● INSTRUCTIONS FOR THE TASK
Extract all data as written.

-- Start --

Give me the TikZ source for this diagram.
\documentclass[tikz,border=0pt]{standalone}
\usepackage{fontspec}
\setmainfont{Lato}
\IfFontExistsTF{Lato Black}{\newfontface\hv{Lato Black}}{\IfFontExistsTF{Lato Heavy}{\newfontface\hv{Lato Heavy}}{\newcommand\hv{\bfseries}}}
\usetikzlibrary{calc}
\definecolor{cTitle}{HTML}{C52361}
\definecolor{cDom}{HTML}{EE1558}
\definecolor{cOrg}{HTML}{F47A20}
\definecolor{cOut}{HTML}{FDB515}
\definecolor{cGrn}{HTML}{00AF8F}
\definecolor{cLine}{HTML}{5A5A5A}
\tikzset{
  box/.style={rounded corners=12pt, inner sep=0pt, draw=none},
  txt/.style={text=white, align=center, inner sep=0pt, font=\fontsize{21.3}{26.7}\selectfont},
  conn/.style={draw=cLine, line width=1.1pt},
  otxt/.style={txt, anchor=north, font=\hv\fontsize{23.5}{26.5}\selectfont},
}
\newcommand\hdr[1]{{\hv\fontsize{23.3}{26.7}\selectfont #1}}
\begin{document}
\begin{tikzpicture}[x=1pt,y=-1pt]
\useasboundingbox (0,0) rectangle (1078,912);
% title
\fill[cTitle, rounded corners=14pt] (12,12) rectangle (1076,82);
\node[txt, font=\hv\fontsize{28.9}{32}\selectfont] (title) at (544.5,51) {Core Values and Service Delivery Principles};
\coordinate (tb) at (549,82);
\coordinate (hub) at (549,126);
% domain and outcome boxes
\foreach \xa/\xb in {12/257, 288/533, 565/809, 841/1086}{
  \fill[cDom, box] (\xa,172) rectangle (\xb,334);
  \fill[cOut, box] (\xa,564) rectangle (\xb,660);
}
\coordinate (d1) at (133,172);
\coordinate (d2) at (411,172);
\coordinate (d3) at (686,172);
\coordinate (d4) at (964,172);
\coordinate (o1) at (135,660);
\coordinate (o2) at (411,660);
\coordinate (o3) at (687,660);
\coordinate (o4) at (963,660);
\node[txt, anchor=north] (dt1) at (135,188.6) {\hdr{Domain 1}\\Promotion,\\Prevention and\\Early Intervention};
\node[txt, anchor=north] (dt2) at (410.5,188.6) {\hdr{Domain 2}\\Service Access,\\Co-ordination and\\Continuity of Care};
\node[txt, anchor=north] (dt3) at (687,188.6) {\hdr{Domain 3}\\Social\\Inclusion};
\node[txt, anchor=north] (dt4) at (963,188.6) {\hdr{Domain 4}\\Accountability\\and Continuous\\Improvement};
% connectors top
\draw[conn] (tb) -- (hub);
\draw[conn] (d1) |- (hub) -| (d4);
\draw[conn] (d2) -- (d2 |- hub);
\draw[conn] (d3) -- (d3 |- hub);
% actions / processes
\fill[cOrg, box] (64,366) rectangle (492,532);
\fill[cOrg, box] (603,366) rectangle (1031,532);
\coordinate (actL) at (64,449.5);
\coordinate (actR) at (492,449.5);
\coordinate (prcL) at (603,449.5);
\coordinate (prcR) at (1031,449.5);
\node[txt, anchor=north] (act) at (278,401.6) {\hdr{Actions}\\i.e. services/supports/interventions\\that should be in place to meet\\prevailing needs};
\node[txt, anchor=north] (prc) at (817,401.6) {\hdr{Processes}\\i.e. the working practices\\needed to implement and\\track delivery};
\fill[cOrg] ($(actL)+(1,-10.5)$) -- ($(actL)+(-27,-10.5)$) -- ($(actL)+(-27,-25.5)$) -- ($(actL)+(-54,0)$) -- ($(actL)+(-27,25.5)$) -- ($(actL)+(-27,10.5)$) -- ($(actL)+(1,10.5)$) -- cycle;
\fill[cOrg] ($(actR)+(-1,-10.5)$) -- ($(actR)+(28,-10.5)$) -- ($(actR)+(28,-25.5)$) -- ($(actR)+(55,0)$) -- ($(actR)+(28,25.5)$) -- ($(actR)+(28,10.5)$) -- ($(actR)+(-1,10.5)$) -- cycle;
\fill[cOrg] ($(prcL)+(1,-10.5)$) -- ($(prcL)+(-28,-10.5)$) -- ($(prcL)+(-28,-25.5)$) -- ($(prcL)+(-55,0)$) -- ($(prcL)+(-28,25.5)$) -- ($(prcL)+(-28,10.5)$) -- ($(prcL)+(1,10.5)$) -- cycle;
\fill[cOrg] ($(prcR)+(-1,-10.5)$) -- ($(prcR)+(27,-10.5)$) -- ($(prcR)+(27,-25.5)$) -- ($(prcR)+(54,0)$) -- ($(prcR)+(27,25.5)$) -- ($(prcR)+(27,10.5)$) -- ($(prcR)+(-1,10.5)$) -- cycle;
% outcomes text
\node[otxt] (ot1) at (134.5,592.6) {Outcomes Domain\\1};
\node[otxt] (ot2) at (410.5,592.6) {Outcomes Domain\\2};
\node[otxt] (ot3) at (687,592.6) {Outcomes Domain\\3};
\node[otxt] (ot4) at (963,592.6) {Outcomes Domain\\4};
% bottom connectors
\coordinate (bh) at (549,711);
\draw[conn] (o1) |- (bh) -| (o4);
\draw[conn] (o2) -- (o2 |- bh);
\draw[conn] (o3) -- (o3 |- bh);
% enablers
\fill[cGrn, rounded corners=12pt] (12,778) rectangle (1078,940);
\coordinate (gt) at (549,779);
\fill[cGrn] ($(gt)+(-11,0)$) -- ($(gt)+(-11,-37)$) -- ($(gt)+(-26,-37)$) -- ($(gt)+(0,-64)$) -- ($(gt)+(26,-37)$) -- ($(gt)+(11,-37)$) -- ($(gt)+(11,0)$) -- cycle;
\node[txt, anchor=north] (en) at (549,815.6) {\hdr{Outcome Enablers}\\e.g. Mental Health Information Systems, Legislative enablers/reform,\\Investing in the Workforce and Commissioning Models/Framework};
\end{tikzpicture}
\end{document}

-- End --

● RESPONSE TO THIS EXERCISE
Give me the TikZ source for this diagram.
\documentclass[tikz,border=0pt]{standalone}
\usepackage{fontspec}
\setmainfont{Lato}
\IfFontExistsTF{Lato Black}{\newfontface\hv{Lato Black}}{\IfFontExistsTF{Lato Heavy}{\newfontface\hv{Lato Heavy}}{\newcommand\hv{\bfseries}}}
\usetikzlibrary{calc}
\definecolor{cTitle}{HTML}{C52361}
\definecolor{cDom}{HTML}{EE1558}
\definecolor{cOrg}{HTML}{F47A20}
\definecolor{cOut}{HTML}{FDB515}
\definecolor{cGrn}{HTML}{00AF8F}
\definecolor{cLine}{HTML}{5A5A5A}
\tikzset{
  box/.style={rounded corners=12pt, inner sep=0pt, draw=none},
  txt/.style={text=white, align=center, inner sep=0pt, font=\fontsize{21.3}{26.7}\selectfont},
  conn/.style={draw=cLine, line width=1.1pt},
  otxt/.style={txt, anchor=north, font=\hv\fontsize{23.5}{26.5}\selectfont},
}
\newcommand\hdr[1]{{\hv\fontsize{23.3}{26.7}\selectfont #1}}
\begin{document}
\begin{tikzpicture}[x=1pt,y=-1pt]
\useasboundingbox (0,0) rectangle (1078,912);
% title
\fill[cTitle, rounded corners=14pt] (12,12) rectangle (1076,82);
\node[txt, font=\hv\fontsize{28.9}{32}\selectfont] (title) at (544.5,51) {Core Values and Service Delivery Principles};
\coordinate (tb) at (549,82);
\coordinate (hub) at (549,126);
% domain and outcome boxes
\foreach \xa/\xb in {12/257, 288/533, 565/809, 841/1086}{
  \fill[cDom, box] (\xa,172) rectangle (\xb,334);
  \fill[cOut, box] (\xa,564) rectangle (\xb,660);
}
\coordinate (d1) at (133,172);
\coordinate (d2) at (411,172);
\coordinate (d3) at (686,172);
\coordinate (d4) at (964,172);
\coordinate (o1) at (135,660);
\coordinate (o2) at (411,660);
\coordinate (o3) at (687,660);
\coordinate (o4) at (963,660);
\node[txt, anchor=north] (dt1) at (135,188.6) {\hdr{Domain 1}\\Promotion,\\Prevention and\\Early Intervention};
\node[txt, anchor=north] (dt2) at (410.5,188.6) {\hdr{Domain 2}\\Service Access,\\Co-ordination and\\Continuity of Care};
\node[txt, anchor=north] (dt3) at (687,188.6) {\hdr{Domain 3}\\Social\\Inclusion};
\node[txt, anchor=north] (dt4) at (963,188.6) {\hdr{Domain 4}\\Accountability\\and Continuous\\Improvement};
% connectors top
\draw[conn] (tb) -- (hub);
\draw[conn] (d1) |- (hub) -| (d4);
\draw[conn] (d2) -- (d2 |- hub);
\draw[conn] (d3) -- (d3 |- hub);
% actions / processes
\fill[cOrg, box] (64,366) rectangle (492,532);
\fill[cOrg, box] (603,366) rectangle (1031,532);
\coordinate (actL) at (64,449.5);
\coordinate (actR) at (492,449.5);
\coordinate (prcL) at (603,449.5);
\coordinate (prcR) at (1031,449.5);
\node[txt, anchor=north] (act) at (278,401.6) {\hdr{Actions}\\i.e. services/supports/interventions\\that should be in place to meet\\prevailing needs};
\node[txt, anchor=north] (prc) at (817,401.6) {\hdr{Processes}\\i.e. the working practices\\needed to implement and\\track delivery};
\fill[cOrg] ($(actL)+(1,-10.5)$) -- ($(actL)+(-27,-10.5)$) -- ($(actL)+(-27,-25.5)$) -- ($(actL)+(-54,0)$) -- ($(actL)+(-27,25.5)$) -- ($(actL)+(-27,10.5)$) -- ($(actL)+(1,10.5)$) -- cycle;
\fill[cOrg] ($(actR)+(-1,-10.5)$) -- ($(actR)+(28,-10.5)$) -- ($(actR)+(28,-25.5)$) -- ($(actR)+(55,0)$) -- ($(actR)+(28,25.5)$) -- ($(actR)+(28,10.5)$) -- ($(actR)+(-1,10.5)$) -- cycle;
\fill[cOrg] ($(prcL)+(1,-10.5)$) -- ($(prcL)+(-28,-10.5)$) -- ($(prcL)+(-28,-25.5)$) -- ($(prcL)+(-55,0)$) -- ($(prcL)+(-28,25.5)$) -- ($(prcL)+(-28,10.5)$) -- ($(prcL)+(1,10.5)$) -- cycle;
\fill[cOrg] ($(prcR)+(-1,-10.5)$) -- ($(prcR)+(27,-10.5)$) -- ($(prcR)+(27,-25.5)$) -- ($(prcR)+(54,0)$) -- ($(prcR)+(27,25.5)$) -- ($(prcR)+(27,10.5)$) -- ($(prcR)+(-1,10.5)$) -- cycle;
% outcomes text
\node[otxt] (ot1) at (134.5,592.6) {Outcomes Domain\\1};
\node[otxt] (ot2) at (410.5,592.6) {Outcomes Domain\\2};
\node[otxt] (ot3) at (687,592.6) {Outcomes Domain\\3};
\node[otxt] (ot4) at (963,592.6) {Outcomes Domain\\4};
% bottom connectors
\coordinate (bh) at (549,711);
\draw[conn] (o1) |- (bh) -| (o4);
\draw[conn] (o2) -- (o2 |- bh);
\draw[conn] (o3) -- (o3 |- bh);
% enablers
\fill[cGrn, rounded corners=12pt] (12,778) rectangle (1078,940);
\coordinate (gt) at (549,779);
\fill[cGrn] ($(gt)+(-11,0)$) -- ($(gt)+(-11,-37)$) -- ($(gt)+(-26,-37)$) -- ($(gt)+(0,-64)$) -- ($(gt)+(26,-37)$) -- ($(gt)+(11,-37)$) -- ($(gt)+(11,0)$) -- cycle;
\node[txt, anchor=north] (en) at (549,815.6) {\hdr{Outcome Enablers}\\e.g. Mental Health Information Systems, Legislative enablers/reform,\\Investing in the Workforce and Commissioning Models/Framework};
\end{tikzpicture}
\end{document}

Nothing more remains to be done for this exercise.